In the last few years, we have lost a lot of ground. It isn’t much of a leap to the nightmare of two new Supreme Court Justices nominated by the Trump administration, or worse, the Pence administration. If that happens, how many cases will it take before they invalidate same-sex marriage once again? You know we are all on a national registry now. What will our LGBT alliance look like after this apocalypse? How have you treated the rest of the acronym in the last decade? How can we stop bitching at each other about pet etiquette/care and renegotiating polyamorous boundaries long enough to be creative about our alliances and our strategies for resistance? Log Cabin Republicans can eat a bag of dicks, but the rest of our comfortable, neo-liberal, home improvement homos should perhaps start thinking about how welcome they will be on the fringe, once they’ve been deported back there.

It is entirely possible that many modern country fans have no idea what Luke Bryan is referring to when he tells us to not be ashamed of who we love. Maybe they think he’s talking about that pretty girl who never talked to that short guy who didn’t make the football team.
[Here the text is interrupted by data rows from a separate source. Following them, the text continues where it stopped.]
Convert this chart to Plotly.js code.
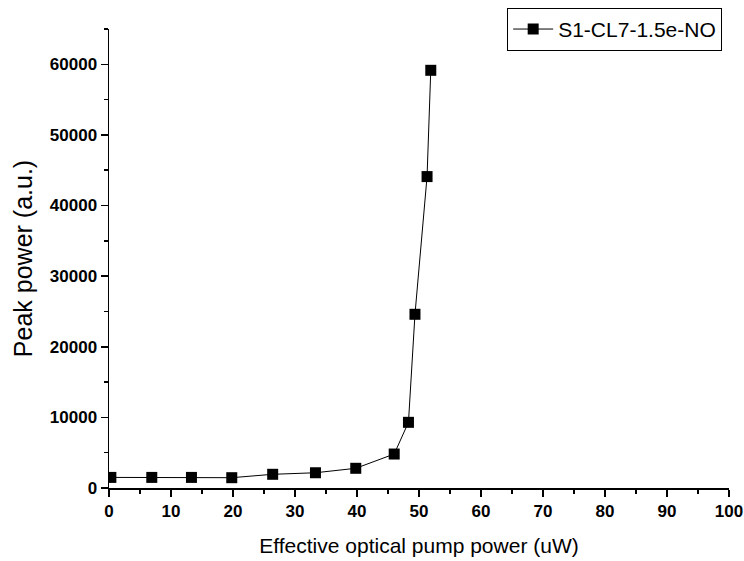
<!DOCTYPE html>
<html>
<head>
<meta charset="utf-8">
<script src="https://cdn.plot.ly/plotly-3.0.1.min.js"></script>
<style>html,body{margin:0;padding:0;background:#fff;}#chart{width:744px;height:561px;}</style>
</head>
<body>
<div id="chart"></div>
<script>
const seriesName = 'S1-CL7-1.5e-NO';
const pumpPower = [0.3, 6.9, 13.3, 19.8, 26.4, 33.3, 39.8, 46.0, 48.3, 49.35, 51.3, 51.9];
const peakPower = [1500, 1500, 1500, 1460, 1940, 2160, 2790, 4810, 9300, 24600, 44100, 59150];
const xTitle = 'Effective optical pump power (uW)';
const yTitle = 'Peak power (a.u.)';

const trace = {
  x: pumpPower, y: peakPower, name: seriesName,
  type: 'scatter', mode: 'lines+markers',
  line: {color: '#000', width: 1},
  marker: {symbol: 'square', size: 11, color: '#000'}
};
const fam = 'Liberation Sans, Arial, sans-serif';
const tickFont = {family: fam, size: 17, color: '#000', weight: 'bold'};
const layout = {
  width: 744, height: 561,
  margin: {l: 109, r: 15, t: 29, b: 73, autoexpand: false},
  paper_bgcolor: '#fff', plot_bgcolor: '#fff',
  showlegend: true,
  legend: {x: 0.989, xanchor: 'right', y: 1.046, yanchor: 'top', bordercolor: '#000', borderwidth: 1,
           font: {family: fam, size: 21, color: '#000'}, bgcolor: '#fff',
           tracegroupgap: 0, itemwidth: 40},
  xaxis: {range: [0, 100], dtick: 10, tick0: 0, showgrid: false, zeroline: false,
          showline: true, linecolor: '#000', linewidth: 1.5,
          ticks: 'outside', ticklen: 7, tickwidth: 1.5, tickcolor: '#000',
          minor: {dtick: 5, ticks: 'outside', ticklen: 4, tickwidth: 1.5, tickcolor: '#000', showgrid: false},
          tickfont: tickFont,
          title: {text: xTitle, font: {family: fam, size: 21, color: '#000'}, standoff: 18}},
  yaxis: {range: [0, 65000], dtick: 10000, tick0: 0, showgrid: false, zeroline: false,
          showline: true, linecolor: '#000', linewidth: 1.5,
          ticks: 'outside', ticklen: 7, tickwidth: 1.5, tickcolor: '#000',
          minor: {dtick: 5000, ticks: 'outside', ticklen: 4, tickwidth: 1.5, tickcolor: '#000', showgrid: false},
          tickfont: tickFont, tickformat: 'd',
          title: {text: yTitle, font: {family: fam, size: 25, color: '#000'}, standoff: 10}}
};
Plotly.newPlot('chart', [trace], layout, {displayModeBar: false, staticPlot: true});
</script>
</body>
</html>
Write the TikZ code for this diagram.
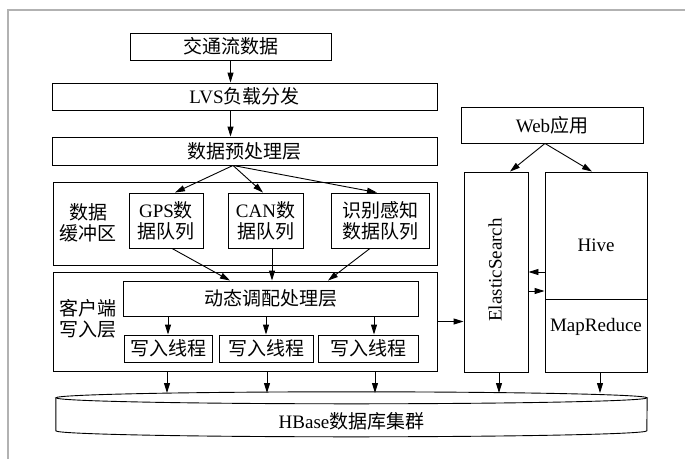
\documentclass[tikz,border=0pt]{standalone}
\usepackage{fontspec}
\setmainfont{Liberation Serif}
\newfontfamily\zhfont{Noto Sans CJK SC}
\newcommand{\zh}[1]{{\zhfont #1}}
\usetikzlibrary{arrows.meta}

\begin{document}
\begin{tikzpicture}[x=1pt,y=-1pt,>={Triangle[length=10pt,width=6pt]},
  every node/.style={font=\fontsize{19}{21}\selectfont},
  box/.style={draw,line width=0.9pt,inner sep=0pt,align=center},
  conn/.style={->,line width=0.9pt}]
\useasboundingbox (0,0) rectangle (685,459);
\draw[gray!60,line width=1.4pt] (8,459) -- (8,10) -- (685,10);

% left column
\node[box,minimum width=201pt,minimum height=27pt] (traffic) at (230.5,46.5) {\zh{交通流数据}};
\node[box,minimum width=385pt,minimum height=27pt] (lvs) at (244.5,96.5) {LVS\zh{负载分发}};
\node[box,minimum width=385pt,minimum height=28pt] (pre) at (244.5,151) {\zh{数据预处理层}};

\node[box,minimum width=384pt,minimum height=83pt] (buffer) at (245,223.5) {};
\node[align=center] (bufferlabel) at (88,223) {\zh{数据}\\\zh{缓冲区}};
\node[box,minimum width=74pt,minimum height=55pt] (gps) at (166,220.5) {GPS\zh{数}\\\zh{据队列}};
\node[box,minimum width=75pt,minimum height=55pt] (can) at (265.5,220.5) {CAN\zh{数}\\\zh{据队列}};
\node[box,minimum width=98pt,minimum height=55pt] (percept) at (380,220.5) {\zh{识别感知}\\\zh{数据队列}};

\node[box,minimum width=384pt,minimum height=99pt] (client) at (245,321.5) {};
\node[align=center] (clientlabel) at (88,319) {\zh{客户端}\\\zh{写入层}};
\node[box,minimum width=295pt,minimum height=35pt] (dyn) at (270.5,298.5) {\zh{动态调配处理层}};
\node[box,minimum width=88pt,minimum height=27pt] (w1) at (168,348.5) {\zh{写入线程}};
\node[box,minimum width=94pt,minimum height=27pt] (w2) at (266,348.5) {\zh{写入线程}};
\node[box,minimum width=100pt,minimum height=27pt] (w3) at (368,348.5) {\zh{写入线程}};

% right column
\node[box,minimum width=182pt,minimum height=36pt] (web) at (552,125) {Web\zh{应用}};
\node[box,minimum width=64pt,minimum height=200pt] (es) at (496,272) {};
\node[rotate=90] (eslabel) at (495,270) {ElasticSearch};
\node[box,minimum width=102pt,minimum height=127pt] (hive) at (596,235.5) {};
\node (hivelabel) at (596,245) {Hive};
\node[box,minimum width=102pt,minimum height=73pt] (mr) at (596,335.5) {};
\node (mrlabel) at (596,327) {MapReduce};

% database
\node[minimum width=591pt,minimum height=46pt,inner sep=0pt] (hbase) at (351.5,421) {HBase\zh{数据库集群}};
\coordinate (dbtop) at (351.5,393);
\draw[line width=0.9pt] (hbase.north) ellipse [x radius=295.5pt,y radius=6pt];
\draw[line width=0.9pt] (hbase.north west) -- ++(0,33)
  arc[start angle=180,end angle=360,x radius=295.5pt,y radius=6pt] -- (hbase.north east);

\coordinate (fan) at ([xshift=-11.5pt]pre.south);
\coordinate (webfan) at ([xshift=-7pt]web.south);

\path[conn] (traffic.south) edge (traffic.south |- lvs.north)
  (traffic.south |- lvs.south) edge (traffic.south |- pre.north)
  (fan) edge ([xshift=9pt]gps.north)
  (fan) edge ([xshift=-2.5pt]can.north)
  (fan) edge ([xshift=-3pt]percept.north)
  ([xshift=6pt]gps.south) edge ([xshift=-40.5pt]dyn.north)
  ([xshift=6.5pt]can.south) edge ([xshift=1.5pt]dyn.north)
  ([xshift=-10pt]percept.south) edge ([xshift=57.5pt]dyn.north)
  (w1.north |- dyn.south) edge (w1.north)
  (w2.north |- dyn.south) edge (w2.north)
  ([xshift=6pt]w3.north |- dyn.south) edge ([xshift=6pt]w3.north)
  ([xshift=-1pt]w1.south |- client.south) edge ([xshift=-1pt]w1.south |- dbtop)
  ([xshift=1pt]w2.south |- client.south) edge ([xshift=1pt]w2.south |- dbtop)
  ([xshift=7pt]w3.south |- client.south) edge ([xshift=7pt]w3.south |- dbtop)
  ([xshift=3pt]es.south) edge ([xshift=3pt]es.south |- dbtop)
  ([xshift=4pt]mr.south) edge ([xshift=4pt]mr.south |- dbtop)
  (client.east) edge (client.east -| es.west)
  (es.east -| hive.west) edge (es.east)
  ([yshift=-19pt]es.east) edge ([yshift=-19pt]es.east -| hive.west)
  (webfan) edge ([xshift=14pt]es.north)
  (webfan) edge ([xshift=-4pt]hive.north);
\end{tikzpicture}
\end{document}
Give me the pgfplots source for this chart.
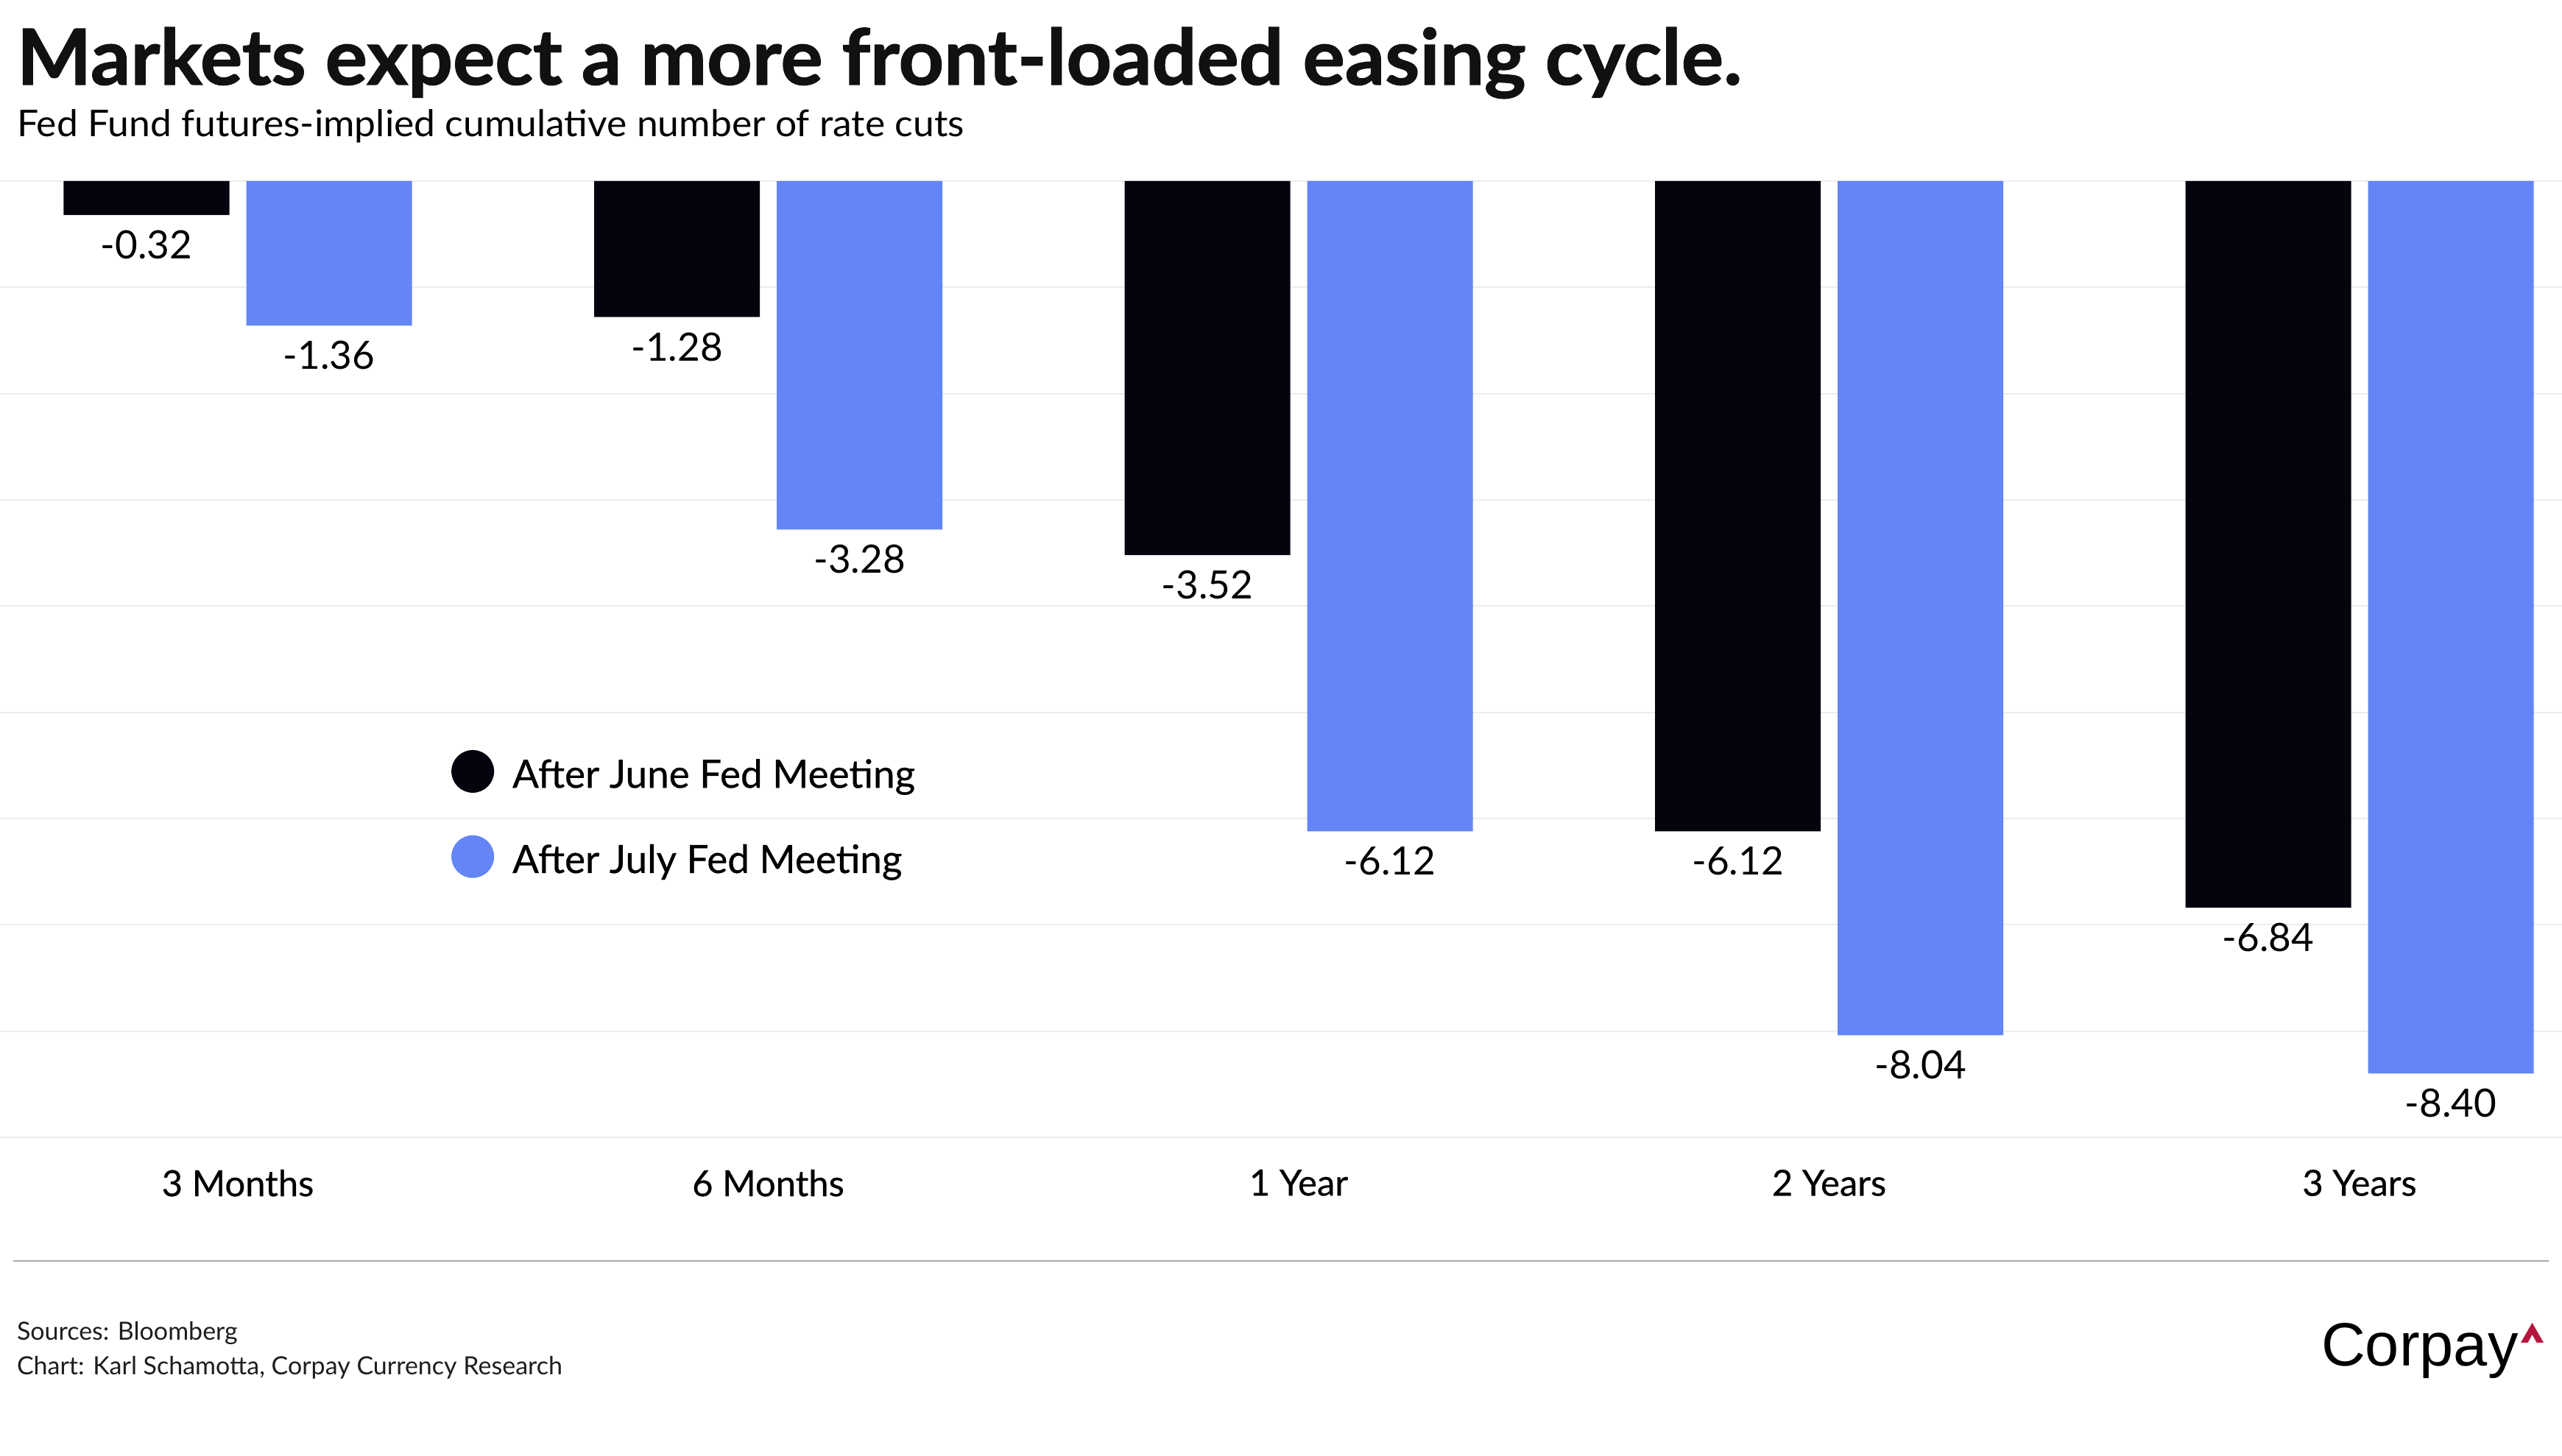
\documentclass[border=0pt]{standalone}
\usepackage{fontspec}
\setmainfont{Lato}[BoldFeatures={FakeBold=1.2}]
\newfontfamily\medfont{Lato}[FakeBold=0.5]
\newfontfamily\logofont{Liberation Sans}
\usepackage{pgfplots}
\pgfplotsset{compat=1.18}
\definecolor{junecol}{RGB}{5,3,13}
\definecolor{julycol}{RGB}{99,133,245}
\definecolor{gridcol}{RGB}{236,236,236}
\definecolor{rulecol}{RGB}{168,168,168}
\definecolor{caretcol}{RGB}{181,22,62}
\begin{document}
\begin{tikzpicture}
\fill[white] (0pt,0pt) rectangle (696pt,395.6pt);
\path[use as bounding box] (0pt,0pt) rectangle (696pt,395.6pt);
\begin{axis}[
  at={(0pt,86.6pt)}, anchor=south west,
  scale only axis, width=696pt, height=259.8pt,
  xmin=-0.4483, xmax=4.3817, ymin=-9, ymax=0,
  axis line style={draw=none},
  major tick length=0pt,
  ytick={-9,-8,...,0}, yticklabels={},
  ymajorgrids, grid style={color=gridcol, line width=0.4pt},
  xtick={0,1,2,3,4},
  xticklabels={3 Months,6 Months,1 Year,2 Years,3 Years},
  xticklabel style={font=\medfont\fontsize{9.8}{12}\selectfont, anchor=north, inner sep=0pt, yshift=-8.6pt},
  ybar, bar width=45pt,
  nodes near coords={\pgfmathprintnumber[fixed,fixed zerofill,precision=2,assume math mode=true]{\pgfplotspointmeta}},
  every node near coord/.append style={font=\fontsize{10.6}{12}\selectfont, anchor=north, inner sep=0pt, yshift=-4pt, text=black},
  legend cell align=left,
  legend style={draw=none, fill=none, inner sep=0pt, at={(0.1759,0.4092)}, anchor=north west,
    nodes={inner sep=0pt}, row sep=10.5pt, font=\medfont\fontsize{10.6}{13}\selectfont},
  clip=false,
]
\addplot[fill=junecol, draw=none, bar shift=-24.8pt,
  legend image code/.code={\fill[junecol, overlay] (5.8pt,1.3pt) circle (5.8pt); \path (0pt,0pt) (16.6pt,8pt);}]
  coordinates {(0,-0.32) (1,-1.28) (2,-3.52) (3,-6.12) (4,-6.84)};
\addplot[fill=julycol, draw=none, bar shift=24.8pt,
  legend image code/.code={\fill[julycol, overlay] (5.8pt,1.3pt) circle (5.8pt); \path (0pt,0pt) (16.6pt,8pt);}]
  coordinates {(0,-1.36) (1,-3.28) (2,-6.12) (3,-8.04) (4,-8.40)};
\legend{After June Fed Meeting, After July Fed Meeting}
\end{axis}
% titles
\node[anchor=base west, inner sep=0pt, text={rgb,255:red,17;green,17;blue,17}] at (4.4pt,372.6pt)
  {\scalebox{1.021}[1]{\fontsize{21}{24}\selectfont\bfseries Markets expect a more front-loaded easing cycle.}};
\node[anchor=base west, inner sep=0pt] at (4.4pt,358.4pt)
  {\scalebox{1.032}[1]{\fontsize{10}{12}\selectfont Fed Fund futures-implied cumulative number of rate cuts}};
% footer
\draw[rulecol, line width=0.5pt] (3.6pt,53pt) -- (692.4pt,53pt);
\node[anchor=base west, inner sep=0pt, text={rgb,255:red,30;green,30;blue,30}] at (4.4pt,31.4pt)
  {\fontsize{6.8}{9}\selectfont Sources: Bloomberg};
\node[anchor=base west, inner sep=0pt, text={rgb,255:red,30;green,30;blue,30}] at (4.4pt,22pt)
  {\fontsize{6.8}{9}\selectfont Chart: Karl Schamotta, Corpay Currency Research};
% logo
\node[anchor=base west, inner sep=0pt] at (630.4pt,24.4pt) {\logofont\fontsize{16.6}{18}\selectfont Corpay};
\fill[caretcol] (684.8pt,30.8pt) -- (687.9pt,36.2pt) -- (691.0pt,30.8pt) -- (689.1pt,30.8pt)
  -- (687.9pt,33.0pt) -- (686.7pt,30.8pt) -- cycle;
\end{tikzpicture}
\end{document}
Are country fans going to be the go-to allies for newly remarginalized queers? We have not traditionally showed them much beyond derision and ridicule. But, besides having the capacity to love and behave responsibly toward our communities and our families, we also have in common with these Good people that we are all currently being screwed by a small population of wealthy oligarchs and corrupt politicians. We are more natural allies with transpeople, people of color, and poor people, but issues of discrimination and injustice belong to us all.

We can do better. Queers are resilient and creative and fierce. We have a built-in reserve of our own fearless wingnuts that could be strategically implemented. Celebrities love us. “We Are The Champions” was written for us. We can’t let Freddie down. That isn’t a campaign song for Donald Trump or a football anthem. It’s a war song. We are fighting a larger darkness now. We must find a way to care about each other’s experiences and fight together. Let us not be cake-eaters.